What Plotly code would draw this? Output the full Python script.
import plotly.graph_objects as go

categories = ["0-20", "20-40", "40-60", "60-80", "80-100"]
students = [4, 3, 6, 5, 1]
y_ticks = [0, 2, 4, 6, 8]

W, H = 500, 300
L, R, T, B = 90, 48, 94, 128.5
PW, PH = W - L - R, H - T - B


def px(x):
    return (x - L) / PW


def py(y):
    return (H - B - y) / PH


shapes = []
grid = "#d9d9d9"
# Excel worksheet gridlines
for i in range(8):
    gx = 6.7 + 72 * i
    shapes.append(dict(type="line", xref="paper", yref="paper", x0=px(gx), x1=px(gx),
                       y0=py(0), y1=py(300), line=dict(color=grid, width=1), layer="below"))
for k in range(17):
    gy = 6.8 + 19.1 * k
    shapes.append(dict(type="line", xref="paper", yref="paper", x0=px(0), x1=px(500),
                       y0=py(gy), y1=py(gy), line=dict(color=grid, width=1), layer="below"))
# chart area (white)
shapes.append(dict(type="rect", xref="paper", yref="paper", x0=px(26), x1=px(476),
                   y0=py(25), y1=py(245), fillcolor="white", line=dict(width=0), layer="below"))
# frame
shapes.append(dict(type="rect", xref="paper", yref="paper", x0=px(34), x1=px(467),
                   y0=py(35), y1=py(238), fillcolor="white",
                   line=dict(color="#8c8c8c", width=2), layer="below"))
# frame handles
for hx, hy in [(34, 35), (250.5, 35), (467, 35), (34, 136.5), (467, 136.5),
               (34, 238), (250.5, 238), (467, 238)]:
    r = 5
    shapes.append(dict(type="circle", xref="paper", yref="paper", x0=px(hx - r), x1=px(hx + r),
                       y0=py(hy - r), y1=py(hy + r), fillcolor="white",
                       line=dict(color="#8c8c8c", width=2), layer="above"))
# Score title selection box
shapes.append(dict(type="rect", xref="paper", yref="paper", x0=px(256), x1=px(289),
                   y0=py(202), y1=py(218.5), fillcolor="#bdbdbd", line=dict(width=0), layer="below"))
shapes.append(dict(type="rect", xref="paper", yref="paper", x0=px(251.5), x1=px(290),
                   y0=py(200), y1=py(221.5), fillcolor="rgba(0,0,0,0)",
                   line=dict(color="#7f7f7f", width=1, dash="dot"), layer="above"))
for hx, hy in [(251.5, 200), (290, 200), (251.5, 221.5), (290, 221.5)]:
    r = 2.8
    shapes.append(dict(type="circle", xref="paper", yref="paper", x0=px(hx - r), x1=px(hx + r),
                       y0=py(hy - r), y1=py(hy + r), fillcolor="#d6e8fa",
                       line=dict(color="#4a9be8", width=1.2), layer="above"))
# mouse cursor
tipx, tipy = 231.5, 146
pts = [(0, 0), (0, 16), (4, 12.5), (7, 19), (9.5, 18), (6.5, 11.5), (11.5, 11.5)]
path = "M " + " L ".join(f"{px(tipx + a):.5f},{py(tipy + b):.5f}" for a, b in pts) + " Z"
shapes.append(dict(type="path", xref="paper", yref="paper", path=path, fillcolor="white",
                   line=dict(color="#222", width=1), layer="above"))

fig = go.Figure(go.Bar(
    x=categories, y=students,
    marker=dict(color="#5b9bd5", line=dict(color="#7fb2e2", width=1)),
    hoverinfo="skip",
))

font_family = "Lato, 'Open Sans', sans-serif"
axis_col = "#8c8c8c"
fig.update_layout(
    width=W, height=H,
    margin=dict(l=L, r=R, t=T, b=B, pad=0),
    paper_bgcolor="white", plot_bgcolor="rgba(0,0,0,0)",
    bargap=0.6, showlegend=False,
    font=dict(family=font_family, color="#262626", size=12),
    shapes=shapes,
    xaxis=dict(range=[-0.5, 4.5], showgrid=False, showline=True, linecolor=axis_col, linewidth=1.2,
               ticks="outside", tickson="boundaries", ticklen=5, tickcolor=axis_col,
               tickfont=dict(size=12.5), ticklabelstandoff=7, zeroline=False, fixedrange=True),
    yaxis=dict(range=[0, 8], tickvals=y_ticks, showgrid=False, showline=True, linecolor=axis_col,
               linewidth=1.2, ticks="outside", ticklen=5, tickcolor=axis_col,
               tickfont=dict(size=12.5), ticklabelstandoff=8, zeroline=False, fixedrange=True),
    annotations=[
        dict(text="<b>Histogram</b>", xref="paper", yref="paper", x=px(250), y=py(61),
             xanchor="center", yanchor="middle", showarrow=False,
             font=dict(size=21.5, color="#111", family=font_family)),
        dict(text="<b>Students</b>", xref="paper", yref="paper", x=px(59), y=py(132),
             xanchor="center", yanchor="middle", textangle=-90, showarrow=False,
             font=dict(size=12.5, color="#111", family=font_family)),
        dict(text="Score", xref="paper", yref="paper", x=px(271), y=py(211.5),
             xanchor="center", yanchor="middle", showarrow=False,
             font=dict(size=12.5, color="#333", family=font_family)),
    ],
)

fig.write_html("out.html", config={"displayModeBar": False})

-=-=-

*WORK TO DO:* Emit the full listing verbatim.

*FULL RESPONSE:*
What Plotly code would draw this? Output the full Python script.
import plotly.graph_objects as go

categories = ["0-20", "20-40", "40-60", "60-80", "80-100"]
students = [4, 3, 6, 5, 1]
y_ticks = [0, 2, 4, 6, 8]

W, H = 500, 300
L, R, T, B = 90, 48, 94, 128.5
PW, PH = W - L - R, H - T - B


def px(x):
    return (x - L) / PW


def py(y):
    return (H - B - y) / PH


shapes = []
grid = "#d9d9d9"
# Excel worksheet gridlines
for i in range(8):
    gx = 6.7 + 72 * i
    shapes.append(dict(type="line", xref="paper", yref="paper", x0=px(gx), x1=px(gx),
                       y0=py(0), y1=py(300), line=dict(color=grid, width=1), layer="below"))
for k in range(17):
    gy = 6.8 + 19.1 * k
    shapes.append(dict(type="line", xref="paper", yref="paper", x0=px(0), x1=px(500),
                       y0=py(gy), y1=py(gy), line=dict(color=grid, width=1), layer="below"))
# chart area (white)
shapes.append(dict(type="rect", xref="paper", yref="paper", x0=px(26), x1=px(476),
                   y0=py(25), y1=py(245), fillcolor="white", line=dict(width=0), layer="below"))
# frame
shapes.append(dict(type="rect", xref="paper", yref="paper", x0=px(34), x1=px(467),
                   y0=py(35), y1=py(238), fillcolor="white",
                   line=dict(color="#8c8c8c", width=2), layer="below"))
# frame handles
for hx, hy in [(34, 35), (250.5, 35), (467, 35), (34, 136.5), (467, 136.5),
               (34, 238), (250.5, 238), (467, 238)]:
    r = 5
    shapes.append(dict(type="circle", xref="paper", yref="paper", x0=px(hx - r), x1=px(hx + r),
                       y0=py(hy - r), y1=py(hy + r), fillcolor="white",
                       line=dict(color="#8c8c8c", width=2), layer="above"))
# Score title selection box
shapes.append(dict(type="rect", xref="paper", yref="paper", x0=px(256), x1=px(289),
                   y0=py(202), y1=py(218.5), fillcolor="#bdbdbd", line=dict(width=0), layer="below"))
shapes.append(dict(type="rect", xref="paper", yref="paper", x0=px(251.5), x1=px(290),
                   y0=py(200), y1=py(221.5), fillcolor="rgba(0,0,0,0)",
                   line=dict(color="#7f7f7f", width=1, dash="dot"), layer="above"))
for hx, hy in [(251.5, 200), (290, 200), (251.5, 221.5), (290, 221.5)]:
    r = 2.8
    shapes.append(dict(type="circle", xref="paper", yref="paper", x0=px(hx - r), x1=px(hx + r),
                       y0=py(hy - r), y1=py(hy + r), fillcolor="#d6e8fa",
                       line=dict(color="#4a9be8", width=1.2), layer="above"))
# mouse cursor
tipx, tipy = 231.5, 146
pts = [(0, 0), (0, 16), (4, 12.5), (7, 19), (9.5, 18), (6.5, 11.5), (11.5, 11.5)]
path = "M " + " L ".join(f"{px(tipx + a):.5f},{py(tipy + b):.5f}" for a, b in pts) + " Z"
shapes.append(dict(type="path", xref="paper", yref="paper", path=path, fillcolor="white",
                   line=dict(color="#222", width=1), layer="above"))

fig = go.Figure(go.Bar(
    x=categories, y=students,
    marker=dict(color="#5b9bd5", line=dict(color="#7fb2e2", width=1)),
    hoverinfo="skip",
))

font_family = "Lato, 'Open Sans', sans-serif"
axis_col = "#8c8c8c"
fig.update_layout(
    width=W, height=H,
    margin=dict(l=L, r=R, t=T, b=B, pad=0),
    paper_bgcolor="white", plot_bgcolor="rgba(0,0,0,0)",
    bargap=0.6, showlegend=False,
    font=dict(family=font_family, color="#262626", size=12),
    shapes=shapes,
    xaxis=dict(range=[-0.5, 4.5], showgrid=False, showline=True, linecolor=axis_col, linewidth=1.2,
               ticks="outside", tickson="boundaries", ticklen=5, tickcolor=axis_col,
               tickfont=dict(size=12.5), ticklabelstandoff=7, zeroline=False, fixedrange=True),
    yaxis=dict(range=[0, 8], tickvals=y_ticks, showgrid=False, showline=True, linecolor=axis_col,
               linewidth=1.2, ticks="outside", ticklen=5, tickcolor=axis_col,
               tickfont=dict(size=12.5), ticklabelstandoff=8, zeroline=False, fixedrange=True),
    annotations=[
        dict(text="<b>Histogram</b>", xref="paper", yref="paper", x=px(250), y=py(61),
             xanchor="center", yanchor="middle", showarrow=False,
             font=dict(size=21.5, color="#111", family=font_family)),
        dict(text="<b>Students</b>", xref="paper", yref="paper", x=px(59), y=py(132),
             xanchor="center", yanchor="middle", textangle=-90, showarrow=False,
             font=dict(size=12.5, color="#111", family=font_family)),
        dict(text="Score", xref="paper", yref="paper", x=px(271), y=py(211.5),
             xanchor="center", yanchor="middle", showarrow=False,
             font=dict(size=12.5, color="#333", family=font_family)),
    ],
)

fig.write_html("out.html", config={"displayModeBar": False})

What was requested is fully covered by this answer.